— Begin Dataset content —

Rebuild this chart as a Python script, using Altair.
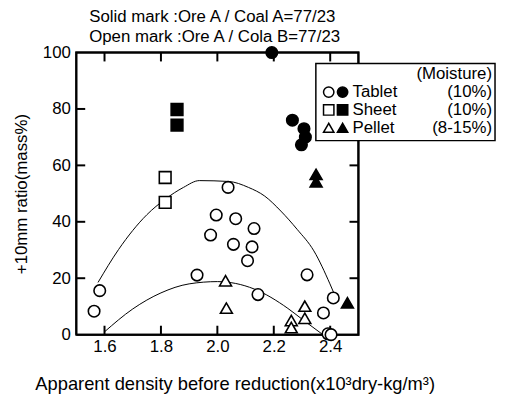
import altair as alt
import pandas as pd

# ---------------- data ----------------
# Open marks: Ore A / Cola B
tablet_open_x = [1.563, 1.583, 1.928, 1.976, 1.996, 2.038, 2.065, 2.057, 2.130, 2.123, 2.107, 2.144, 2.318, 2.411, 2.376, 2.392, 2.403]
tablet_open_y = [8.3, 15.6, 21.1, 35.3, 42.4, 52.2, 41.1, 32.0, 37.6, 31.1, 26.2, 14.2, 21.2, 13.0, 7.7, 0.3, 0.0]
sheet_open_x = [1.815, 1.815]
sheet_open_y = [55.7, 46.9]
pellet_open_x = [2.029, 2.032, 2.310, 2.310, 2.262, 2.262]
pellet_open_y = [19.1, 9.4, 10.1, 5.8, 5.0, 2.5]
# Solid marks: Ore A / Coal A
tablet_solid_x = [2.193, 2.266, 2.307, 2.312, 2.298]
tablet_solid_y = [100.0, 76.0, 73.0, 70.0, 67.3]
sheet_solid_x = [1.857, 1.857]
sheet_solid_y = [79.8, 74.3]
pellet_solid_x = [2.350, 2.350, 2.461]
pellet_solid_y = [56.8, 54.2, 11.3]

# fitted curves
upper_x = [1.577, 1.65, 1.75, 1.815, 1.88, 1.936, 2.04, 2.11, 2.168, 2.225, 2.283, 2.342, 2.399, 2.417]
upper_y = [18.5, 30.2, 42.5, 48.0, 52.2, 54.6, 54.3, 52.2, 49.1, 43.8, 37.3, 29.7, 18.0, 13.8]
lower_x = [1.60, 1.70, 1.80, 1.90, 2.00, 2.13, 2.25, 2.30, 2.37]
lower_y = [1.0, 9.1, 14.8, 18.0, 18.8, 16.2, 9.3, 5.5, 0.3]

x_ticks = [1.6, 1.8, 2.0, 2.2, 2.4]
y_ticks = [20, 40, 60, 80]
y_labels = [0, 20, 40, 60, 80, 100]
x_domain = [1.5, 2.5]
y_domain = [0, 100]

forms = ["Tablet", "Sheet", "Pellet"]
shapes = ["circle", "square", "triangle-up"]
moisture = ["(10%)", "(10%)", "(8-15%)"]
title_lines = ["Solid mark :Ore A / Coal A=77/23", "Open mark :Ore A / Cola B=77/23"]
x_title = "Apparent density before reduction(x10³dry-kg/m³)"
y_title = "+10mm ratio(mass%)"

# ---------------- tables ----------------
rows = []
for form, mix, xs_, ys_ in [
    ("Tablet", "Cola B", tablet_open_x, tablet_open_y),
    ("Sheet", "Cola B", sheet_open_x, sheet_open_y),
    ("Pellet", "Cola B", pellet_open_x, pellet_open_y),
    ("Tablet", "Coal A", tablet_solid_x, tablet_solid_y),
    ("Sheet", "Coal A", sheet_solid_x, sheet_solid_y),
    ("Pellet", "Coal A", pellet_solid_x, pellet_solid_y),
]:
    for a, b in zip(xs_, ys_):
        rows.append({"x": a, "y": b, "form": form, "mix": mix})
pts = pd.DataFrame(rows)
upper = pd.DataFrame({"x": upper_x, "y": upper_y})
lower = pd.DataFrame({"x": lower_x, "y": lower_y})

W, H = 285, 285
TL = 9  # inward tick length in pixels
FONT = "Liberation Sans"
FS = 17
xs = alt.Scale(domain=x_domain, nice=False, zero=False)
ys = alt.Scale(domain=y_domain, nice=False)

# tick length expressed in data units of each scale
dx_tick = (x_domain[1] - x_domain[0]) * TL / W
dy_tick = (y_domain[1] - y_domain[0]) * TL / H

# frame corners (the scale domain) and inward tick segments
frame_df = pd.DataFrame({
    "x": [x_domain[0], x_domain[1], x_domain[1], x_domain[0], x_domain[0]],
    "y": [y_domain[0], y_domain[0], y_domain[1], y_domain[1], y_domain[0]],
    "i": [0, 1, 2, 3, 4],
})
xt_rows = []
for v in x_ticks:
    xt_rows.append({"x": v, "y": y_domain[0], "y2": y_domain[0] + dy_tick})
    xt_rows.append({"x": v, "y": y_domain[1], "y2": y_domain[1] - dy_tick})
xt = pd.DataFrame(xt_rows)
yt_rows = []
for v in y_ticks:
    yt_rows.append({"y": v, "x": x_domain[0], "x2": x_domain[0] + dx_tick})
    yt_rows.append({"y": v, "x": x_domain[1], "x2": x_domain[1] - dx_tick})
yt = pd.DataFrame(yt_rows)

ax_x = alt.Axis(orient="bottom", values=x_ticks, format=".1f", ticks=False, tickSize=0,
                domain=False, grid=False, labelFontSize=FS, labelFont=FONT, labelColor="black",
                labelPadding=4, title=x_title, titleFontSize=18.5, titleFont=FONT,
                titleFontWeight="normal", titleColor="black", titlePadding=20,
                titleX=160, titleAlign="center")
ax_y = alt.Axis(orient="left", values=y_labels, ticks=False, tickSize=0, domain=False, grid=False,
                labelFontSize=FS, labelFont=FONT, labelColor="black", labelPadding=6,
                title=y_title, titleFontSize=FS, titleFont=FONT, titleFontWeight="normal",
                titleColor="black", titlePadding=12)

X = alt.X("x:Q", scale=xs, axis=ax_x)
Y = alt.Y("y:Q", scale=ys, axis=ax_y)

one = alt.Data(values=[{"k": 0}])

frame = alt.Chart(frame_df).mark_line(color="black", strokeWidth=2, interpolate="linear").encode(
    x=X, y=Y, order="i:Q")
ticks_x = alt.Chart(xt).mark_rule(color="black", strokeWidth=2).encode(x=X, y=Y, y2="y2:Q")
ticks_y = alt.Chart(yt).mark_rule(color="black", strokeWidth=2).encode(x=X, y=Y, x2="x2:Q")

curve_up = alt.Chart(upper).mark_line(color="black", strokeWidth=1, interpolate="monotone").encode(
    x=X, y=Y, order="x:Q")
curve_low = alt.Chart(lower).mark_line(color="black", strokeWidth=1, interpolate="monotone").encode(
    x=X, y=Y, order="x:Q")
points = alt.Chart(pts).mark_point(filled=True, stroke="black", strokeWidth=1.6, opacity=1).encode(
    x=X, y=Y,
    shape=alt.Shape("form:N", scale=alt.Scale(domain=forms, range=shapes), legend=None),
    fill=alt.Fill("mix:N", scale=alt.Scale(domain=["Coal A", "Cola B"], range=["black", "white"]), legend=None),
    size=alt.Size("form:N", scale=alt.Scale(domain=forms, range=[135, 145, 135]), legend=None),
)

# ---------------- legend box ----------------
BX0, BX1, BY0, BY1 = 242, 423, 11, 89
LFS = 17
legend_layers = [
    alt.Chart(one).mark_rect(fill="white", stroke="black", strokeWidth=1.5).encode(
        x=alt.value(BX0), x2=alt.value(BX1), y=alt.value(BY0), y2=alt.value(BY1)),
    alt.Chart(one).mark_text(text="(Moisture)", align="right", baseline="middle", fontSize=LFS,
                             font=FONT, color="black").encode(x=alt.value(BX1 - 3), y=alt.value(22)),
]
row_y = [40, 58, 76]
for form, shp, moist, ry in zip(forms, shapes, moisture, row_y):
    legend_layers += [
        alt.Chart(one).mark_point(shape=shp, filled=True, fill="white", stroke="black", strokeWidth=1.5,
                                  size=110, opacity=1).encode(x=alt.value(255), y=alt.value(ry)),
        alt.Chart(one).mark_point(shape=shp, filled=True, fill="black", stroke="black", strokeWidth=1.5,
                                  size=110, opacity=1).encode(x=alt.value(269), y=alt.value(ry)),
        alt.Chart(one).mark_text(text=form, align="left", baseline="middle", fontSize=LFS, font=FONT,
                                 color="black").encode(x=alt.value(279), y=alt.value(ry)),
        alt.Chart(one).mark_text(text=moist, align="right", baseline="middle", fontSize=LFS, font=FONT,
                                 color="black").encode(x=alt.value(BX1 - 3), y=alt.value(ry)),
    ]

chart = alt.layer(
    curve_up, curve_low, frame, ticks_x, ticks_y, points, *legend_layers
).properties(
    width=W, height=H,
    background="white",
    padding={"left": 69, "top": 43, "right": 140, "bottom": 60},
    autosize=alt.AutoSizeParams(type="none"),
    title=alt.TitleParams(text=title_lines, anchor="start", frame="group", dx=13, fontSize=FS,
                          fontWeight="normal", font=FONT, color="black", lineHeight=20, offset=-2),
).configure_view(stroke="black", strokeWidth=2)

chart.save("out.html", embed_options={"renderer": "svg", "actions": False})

— End Dataset content —

_The task_: With the pictures left out, restate word for word every line of the data above, from the first down to the line that contains "pellet_solid_y = [56.8, 54.2, 11.3]".

_Result for this task_:
Rebuild this chart as a Python script, using Altair.
import altair as alt
import pandas as pd

# ---------------- data ----------------
# Open marks: Ore A / Cola B
tablet_open_x = [1.563, 1.583, 1.928, 1.976, 1.996, 2.038, 2.065, 2.057, 2.130, 2.123, 2.107, 2.144, 2.318, 2.411, 2.376, 2.392, 2.403]
tablet_open_y = [8.3, 15.6, 21.1, 35.3, 42.4, 52.2, 41.1, 32.0, 37.6, 31.1, 26.2, 14.2, 21.2, 13.0, 7.7, 0.3, 0.0]
sheet_open_x = [1.815, 1.815]
sheet_open_y = [55.7, 46.9]
pellet_open_x = [2.029, 2.032, 2.310, 2.310, 2.262, 2.262]
pellet_open_y = [19.1, 9.4, 10.1, 5.8, 5.0, 2.5]
# Solid marks: Ore A / Coal A
tablet_solid_x = [2.193, 2.266, 2.307, 2.312, 2.298]
tablet_solid_y = [100.0, 76.0, 73.0, 70.0, 67.3]
sheet_solid_x = [1.857, 1.857]
sheet_solid_y = [79.8, 74.3]
pellet_solid_x = [2.350, 2.350, 2.461]
pellet_solid_y = [56.8, 54.2, 11.3]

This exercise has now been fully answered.